— begin —

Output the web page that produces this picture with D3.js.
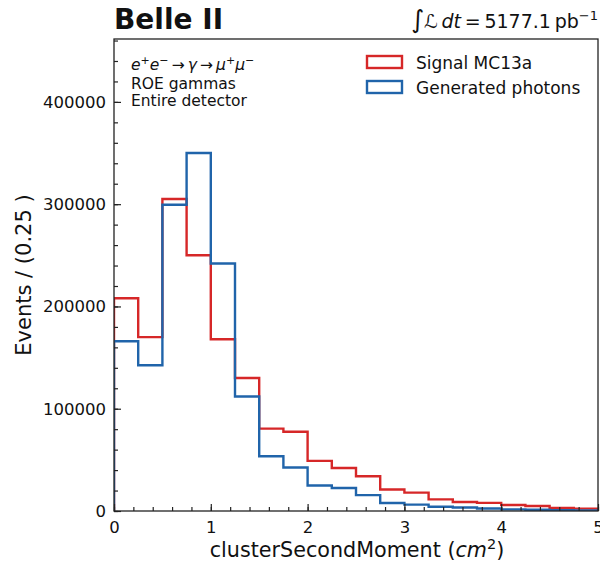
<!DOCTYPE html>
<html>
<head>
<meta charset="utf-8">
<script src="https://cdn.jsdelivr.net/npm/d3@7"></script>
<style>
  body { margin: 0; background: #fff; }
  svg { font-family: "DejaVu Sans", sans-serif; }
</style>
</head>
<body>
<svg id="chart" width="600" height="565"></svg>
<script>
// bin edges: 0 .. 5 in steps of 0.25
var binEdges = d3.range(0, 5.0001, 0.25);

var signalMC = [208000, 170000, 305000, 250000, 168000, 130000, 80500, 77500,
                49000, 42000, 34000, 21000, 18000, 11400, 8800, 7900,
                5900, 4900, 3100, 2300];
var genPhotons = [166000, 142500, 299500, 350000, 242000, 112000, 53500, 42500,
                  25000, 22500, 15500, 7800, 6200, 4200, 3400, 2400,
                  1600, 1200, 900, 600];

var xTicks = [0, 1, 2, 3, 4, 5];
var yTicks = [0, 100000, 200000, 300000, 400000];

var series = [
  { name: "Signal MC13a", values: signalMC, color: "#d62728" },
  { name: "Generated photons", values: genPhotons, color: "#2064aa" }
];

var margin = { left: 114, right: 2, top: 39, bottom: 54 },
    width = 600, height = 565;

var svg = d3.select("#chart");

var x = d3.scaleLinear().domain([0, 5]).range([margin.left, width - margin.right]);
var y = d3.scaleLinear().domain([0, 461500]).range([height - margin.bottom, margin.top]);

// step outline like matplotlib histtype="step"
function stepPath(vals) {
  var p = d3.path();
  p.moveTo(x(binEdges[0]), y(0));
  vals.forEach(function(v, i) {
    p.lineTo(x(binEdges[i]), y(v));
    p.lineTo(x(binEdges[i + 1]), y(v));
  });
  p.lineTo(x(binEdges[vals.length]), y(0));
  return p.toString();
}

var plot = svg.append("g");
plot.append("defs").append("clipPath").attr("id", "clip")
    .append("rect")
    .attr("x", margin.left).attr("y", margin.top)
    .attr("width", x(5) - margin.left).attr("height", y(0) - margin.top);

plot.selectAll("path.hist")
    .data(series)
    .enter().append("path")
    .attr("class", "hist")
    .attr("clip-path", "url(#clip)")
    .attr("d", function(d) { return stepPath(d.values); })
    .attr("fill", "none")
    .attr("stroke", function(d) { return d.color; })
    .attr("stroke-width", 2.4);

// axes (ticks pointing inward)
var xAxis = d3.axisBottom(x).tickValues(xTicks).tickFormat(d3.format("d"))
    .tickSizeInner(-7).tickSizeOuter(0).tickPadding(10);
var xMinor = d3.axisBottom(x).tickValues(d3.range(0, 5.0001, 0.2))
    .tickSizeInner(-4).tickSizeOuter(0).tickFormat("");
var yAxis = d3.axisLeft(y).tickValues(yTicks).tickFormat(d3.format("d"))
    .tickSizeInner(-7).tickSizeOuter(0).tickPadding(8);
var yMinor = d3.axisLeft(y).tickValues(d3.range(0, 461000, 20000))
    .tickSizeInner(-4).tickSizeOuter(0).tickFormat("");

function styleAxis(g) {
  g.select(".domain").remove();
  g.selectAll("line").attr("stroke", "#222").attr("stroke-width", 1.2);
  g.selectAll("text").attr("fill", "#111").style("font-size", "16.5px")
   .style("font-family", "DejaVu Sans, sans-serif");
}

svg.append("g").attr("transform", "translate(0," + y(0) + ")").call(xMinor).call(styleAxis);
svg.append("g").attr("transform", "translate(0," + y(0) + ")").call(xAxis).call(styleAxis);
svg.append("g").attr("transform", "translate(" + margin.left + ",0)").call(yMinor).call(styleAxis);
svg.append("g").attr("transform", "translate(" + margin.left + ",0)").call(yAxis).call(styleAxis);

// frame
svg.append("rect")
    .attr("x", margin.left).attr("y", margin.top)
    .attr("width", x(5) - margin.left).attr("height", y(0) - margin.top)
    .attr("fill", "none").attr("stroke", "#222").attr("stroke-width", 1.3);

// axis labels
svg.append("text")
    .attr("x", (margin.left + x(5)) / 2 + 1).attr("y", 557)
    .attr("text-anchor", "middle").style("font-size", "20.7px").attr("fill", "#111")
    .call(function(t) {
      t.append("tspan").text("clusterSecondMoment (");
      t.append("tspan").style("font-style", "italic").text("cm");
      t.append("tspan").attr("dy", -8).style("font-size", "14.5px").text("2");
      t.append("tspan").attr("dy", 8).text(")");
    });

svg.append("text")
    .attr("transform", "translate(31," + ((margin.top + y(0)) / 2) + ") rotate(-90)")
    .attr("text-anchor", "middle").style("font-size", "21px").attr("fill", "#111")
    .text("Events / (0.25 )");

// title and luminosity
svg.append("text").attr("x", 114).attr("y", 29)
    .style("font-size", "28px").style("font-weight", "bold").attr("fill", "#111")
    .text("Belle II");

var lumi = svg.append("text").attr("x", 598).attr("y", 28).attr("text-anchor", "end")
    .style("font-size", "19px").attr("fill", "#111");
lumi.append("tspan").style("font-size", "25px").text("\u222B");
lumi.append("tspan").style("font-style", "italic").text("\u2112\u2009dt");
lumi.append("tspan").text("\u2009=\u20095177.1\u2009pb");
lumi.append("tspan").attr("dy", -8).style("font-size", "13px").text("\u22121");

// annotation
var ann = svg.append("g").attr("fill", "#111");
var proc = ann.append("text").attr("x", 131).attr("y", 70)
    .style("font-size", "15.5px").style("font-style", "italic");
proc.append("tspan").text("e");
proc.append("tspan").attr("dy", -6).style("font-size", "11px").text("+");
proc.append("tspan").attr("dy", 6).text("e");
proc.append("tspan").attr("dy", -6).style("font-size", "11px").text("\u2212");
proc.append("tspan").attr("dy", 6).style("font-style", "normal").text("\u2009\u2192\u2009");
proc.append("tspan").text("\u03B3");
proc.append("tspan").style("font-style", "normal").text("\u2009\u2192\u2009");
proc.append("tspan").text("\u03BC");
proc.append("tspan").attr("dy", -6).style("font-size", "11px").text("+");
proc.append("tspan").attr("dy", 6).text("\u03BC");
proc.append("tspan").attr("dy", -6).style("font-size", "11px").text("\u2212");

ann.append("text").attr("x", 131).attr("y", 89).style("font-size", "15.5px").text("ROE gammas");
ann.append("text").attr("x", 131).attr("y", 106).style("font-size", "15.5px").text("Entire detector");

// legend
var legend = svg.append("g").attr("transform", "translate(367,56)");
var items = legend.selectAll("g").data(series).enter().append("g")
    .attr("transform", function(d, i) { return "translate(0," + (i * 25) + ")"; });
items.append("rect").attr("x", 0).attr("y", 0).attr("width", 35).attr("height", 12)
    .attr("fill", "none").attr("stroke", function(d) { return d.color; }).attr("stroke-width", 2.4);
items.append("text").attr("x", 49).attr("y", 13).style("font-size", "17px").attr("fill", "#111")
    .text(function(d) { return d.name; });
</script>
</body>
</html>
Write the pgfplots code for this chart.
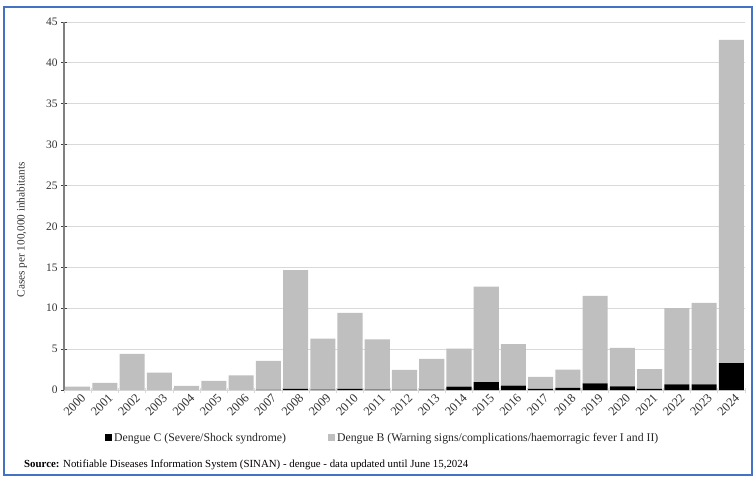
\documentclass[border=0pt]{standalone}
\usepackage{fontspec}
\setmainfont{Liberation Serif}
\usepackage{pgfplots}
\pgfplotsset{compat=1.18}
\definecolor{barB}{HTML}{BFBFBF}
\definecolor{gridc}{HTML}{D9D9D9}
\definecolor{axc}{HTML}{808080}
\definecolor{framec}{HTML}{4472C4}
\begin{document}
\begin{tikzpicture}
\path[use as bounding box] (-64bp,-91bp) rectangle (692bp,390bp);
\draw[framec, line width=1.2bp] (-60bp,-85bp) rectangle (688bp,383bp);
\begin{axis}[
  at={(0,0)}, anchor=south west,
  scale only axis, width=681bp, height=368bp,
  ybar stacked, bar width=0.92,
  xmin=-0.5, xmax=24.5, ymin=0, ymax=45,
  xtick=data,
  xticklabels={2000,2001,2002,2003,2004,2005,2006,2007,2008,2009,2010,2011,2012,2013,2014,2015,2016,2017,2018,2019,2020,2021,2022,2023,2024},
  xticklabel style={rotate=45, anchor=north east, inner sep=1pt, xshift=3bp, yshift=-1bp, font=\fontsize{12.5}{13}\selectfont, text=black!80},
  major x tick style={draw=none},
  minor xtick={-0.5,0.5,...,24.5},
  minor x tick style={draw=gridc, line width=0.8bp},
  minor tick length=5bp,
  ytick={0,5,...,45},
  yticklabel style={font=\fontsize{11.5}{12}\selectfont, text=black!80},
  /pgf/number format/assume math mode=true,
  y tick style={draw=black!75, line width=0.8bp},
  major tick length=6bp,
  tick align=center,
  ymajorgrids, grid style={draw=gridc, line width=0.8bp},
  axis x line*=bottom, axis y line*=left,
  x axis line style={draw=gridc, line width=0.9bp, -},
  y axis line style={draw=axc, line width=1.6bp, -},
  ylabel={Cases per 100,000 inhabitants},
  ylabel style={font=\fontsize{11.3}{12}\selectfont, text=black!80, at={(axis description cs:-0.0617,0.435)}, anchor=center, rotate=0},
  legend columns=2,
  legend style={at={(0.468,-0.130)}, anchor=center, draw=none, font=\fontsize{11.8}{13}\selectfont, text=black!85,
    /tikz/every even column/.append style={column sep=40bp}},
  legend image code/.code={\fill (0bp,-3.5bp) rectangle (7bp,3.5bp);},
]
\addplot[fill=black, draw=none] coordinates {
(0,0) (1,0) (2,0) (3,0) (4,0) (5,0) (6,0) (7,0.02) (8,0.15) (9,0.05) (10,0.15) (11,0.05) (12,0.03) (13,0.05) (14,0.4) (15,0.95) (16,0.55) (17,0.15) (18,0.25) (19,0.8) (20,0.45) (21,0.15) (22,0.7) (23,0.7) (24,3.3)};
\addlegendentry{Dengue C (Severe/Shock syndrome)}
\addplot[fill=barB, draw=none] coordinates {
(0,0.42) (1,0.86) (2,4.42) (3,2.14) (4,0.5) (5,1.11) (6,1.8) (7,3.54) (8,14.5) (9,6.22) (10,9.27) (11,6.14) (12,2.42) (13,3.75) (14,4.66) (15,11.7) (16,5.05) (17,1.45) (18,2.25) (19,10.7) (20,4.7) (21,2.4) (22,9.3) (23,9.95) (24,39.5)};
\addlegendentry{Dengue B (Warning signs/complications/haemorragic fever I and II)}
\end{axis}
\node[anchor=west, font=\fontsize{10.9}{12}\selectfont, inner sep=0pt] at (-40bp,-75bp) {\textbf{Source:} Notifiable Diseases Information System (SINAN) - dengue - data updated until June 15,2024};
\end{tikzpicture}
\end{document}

— end —

WRITTEN PROBLEM:
Identify each line holding the string "code", and copy it out.

FULL OUTPUT:
Write the pgfplots code for this chart.
  legend image code/.code={\fill (0bp,-3.5bp) rectangle (7bp,3.5bp);},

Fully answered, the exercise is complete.